Photographer: Jekesai Njikizana/AFP/Getty Images
The central bank will distribute units with face values ranging from two to 20 dollars, pegged to the U.S. currency, Governor John Mangudya said Wednesday, describing them as “bond notes” that add to bond coins already in circulation. Banks have limited cash withdrawals and shut down some ATMs in Zimbabwe, where residents use a mix of currencies including the greenback, yuan and South African rand. Mangudya didn’t specify how the value of the notes would be guaranteed.
“It’s zombie money, made from nothing,” said Fredmore Kupirwa, who sells sodas, canned food and corn meal from his shop in Mvurwi, a town north of the capital, Harare. Kupirwa said he needs to pay some cross-border suppliers in dollars. “I must pay them in dollars, but if my customers are paying me in this stupid currency, how can I re-stock?”
The central bank will also convert 40 percent of all bank deposits resulting from exports to rand, and a further 10 percent to euros, Mangudya said. Former Finance Minister Tendai Biti, who now heads the MDC-Renewal opposition party, said Zimbabweans would reject the new currency.
“It’s a cynical, disrespectful and contemptuous move that has no logic,” Biti said. “It’s the return of the Zimbabwe dollar, marking a gross admission that the regime has failed and will drag everyone down into the abyss.”

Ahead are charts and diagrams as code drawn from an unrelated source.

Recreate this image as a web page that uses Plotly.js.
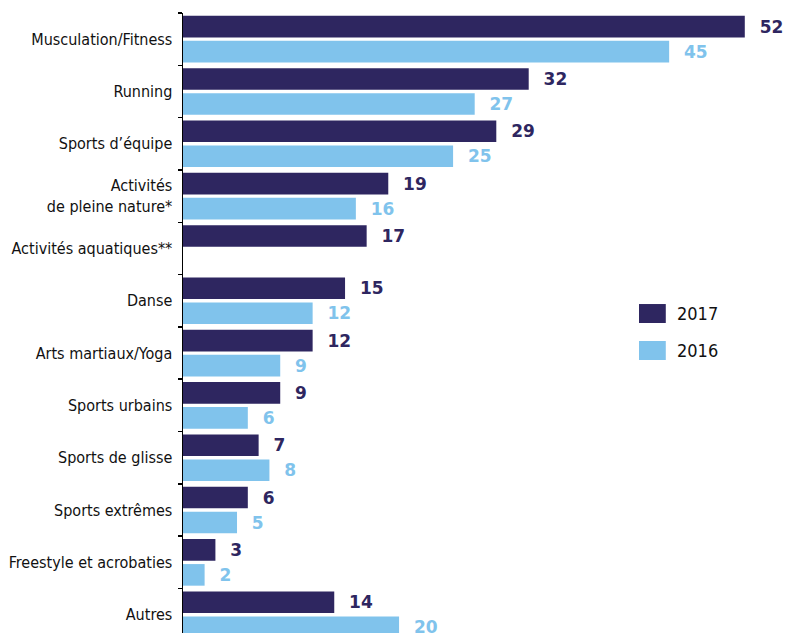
<!DOCTYPE html>
<html>
<head>
<meta charset="utf-8">
<script src="https://cdn.plot.ly/plotly-3.0.1.min.js"></script>
<style>html,body{margin:0;padding:0;background:#fff;}#chart{width:788px;height:633px;}</style>
</head>
<body>
<div id="chart"></div>
<script>
const categories = [
  'Musculation/Fitness',
  'Running',
  'Sports d’équipe',
  'Activités<br>de pleine nature*',
  'Activités aquatiques**',
  'Danse',
  'Arts martiaux/Yoga',
  'Sports urbains',
  'Sports de glisse',
  'Sports extrêmes',
  'Freestyle et acrobaties',
  'Autres'
];
const values2017 = [52, 32, 29, 19, 17, 15, 12, 9, 7, 6, 3, 14];
const values2016 = [45, 27, 25, 16, null, 12, 9, 6, 8, 5, 2, 20];
const seriesNames = ['2017', '2016'];
const seriesColors = ['#2e2660', '#80c3ec'];

const labelFont = 'DejaVu Sans Condensed, Liberation Sans Narrow, Arial Narrow, sans-serif';
const valueFont = 'DejaVu Sans, Verdana, sans-serif';

function makeTrace(vals, i) {
  return {
    type: 'bar',
    orientation: 'h',
    name: seriesNames[i],
    y: categories,
    x: vals,
    marker: {color: seriesColors[i]},
    text: vals.map(v => v == null ? '' : '\u00a0\u00a0' + v),
    textposition: 'outside',
    constraintext: 'none',
    cliponaxis: false,
    textfont: {family: valueFont, size: 17, color: seriesColors[i], weight: 'bold'},
    hoverinfo: 'x+y'
  };
}

const data = [makeTrace(values2017, 0), makeTrace(values2016, 1)];

const swatches = [
  {x0: 0.7537, x1: 0.798, y0: 0.5, y1: 0.5306, ty: 0.515},
  {x0: 0.7537, x1: 0.798, y0: 0.4403, y1: 0.471, ty: 0.4556}
];

const layout = {
  width: 788,
  height: 633,
  margin: {l: 183, r: 0, t: 13, b: 0},
  paper_bgcolor: '#ffffff',
  plot_bgcolor: '#ffffff',
  barmode: 'group',
  bargap: 0.044,
  bargroupgap: 0.136,
  showlegend: false,
  xaxis: {
    range: [0, 56],
    visible: false,
    showgrid: false,
    zeroline: false
  },
  yaxis: {
    type: 'category',
    range: [11.35, -0.5],
    showline: true,
    linecolor: '#000',
    linewidth: 1.5,
    ticks: 'outside',
    tickson: 'boundaries',
    ticklen: 4,
    tickwidth: 1.5,
    tickcolor: '#000',
    ticklabelstandoff: 6,
    showgrid: false,
    zeroline: false,
    tickfont: {family: labelFont, size: 16, color: '#111'}
  },
  shapes: swatches.map((s, i) => ({
    type: 'rect', xref: 'paper', yref: 'paper',
    x0: s.x0, x1: s.x1, y0: s.y0, y1: s.y1,
    fillcolor: seriesColors[i], line: {width: 0}
  })),
  annotations: swatches.map((s, i) => ({
    xref: 'paper', yref: 'paper', x: 0.813, y: s.ty,
    xanchor: 'left', yanchor: 'middle', showarrow: false,
    text: seriesNames[i],
    font: {family: labelFont, size: 18, color: '#111'}
  }))
};

Plotly.newPlot('chart', data, layout, {displayModeBar: false, staticPlot: true});
</script>
</body>
</html>
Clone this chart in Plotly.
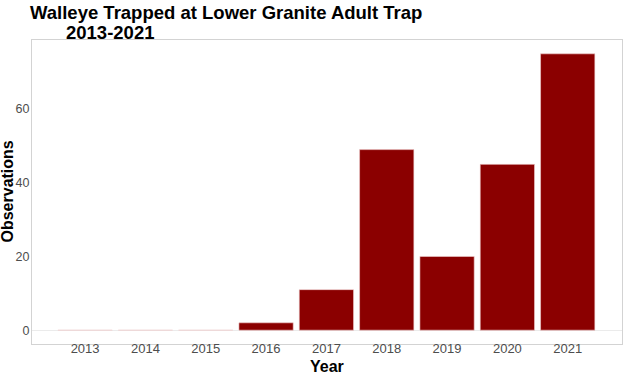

The start of state-sanctioned seizures of white-owned commercial farms in 2000 by black subsistence farmers deprived of land during colonial rule slashed exports of crops ranging from tobacco to roses, triggering a near decade-long recession. That caused hyperinflation and the introduction of currencies including the dollar as legal tender. As the dollar strengthened against currencies like the South African rand, imports became cheaper, causing plants in Zimbabwe to shut down and half local production.
The main opposition Movement for Democratic Change predicted Thursday that the ruling Zimbabwe African National Union-Patriotic Front party would end its multi-currency system before the year is over. “Faced with this crisis, the government is likely going to completely de-dollarize by December 2016,” it said in a statement. “This will plunge Zimbabwe back into the era of hyperinflation.”
Busisa Moyo, president of the Confederation of Zimbabwe Industries, said the notes printed by the central bank might relieve the cash shortage, but wouldn’t address the cause of the crisis. “What’s needed is to address the problem of excessive imports and the lack of foreign direct investment,” he said by phone.
The South African Reserve Bank said Friday there was a “negligible” amount of rand circulating in Zimbabwe. The bank doesn’t expect a “notable increase” in demand for the currency as trade patterns between the countries are expected to remain as they are, it said in an e-mailed response to questions.
Kupirwa, the trader, said shoppers and businesses would struggle to have confidence in the Zimbabwean central bank’s new bond notes.
“They’re saying it is a U.S. dollar, or it is worth a U.S. dollar, but how?” he said. “A U.S. dollar must be printed in America, not in Harare. If it is printed in Harare, it is a piece of paper, ghost money, worthless unless Obama tells me it is a proper dollar.”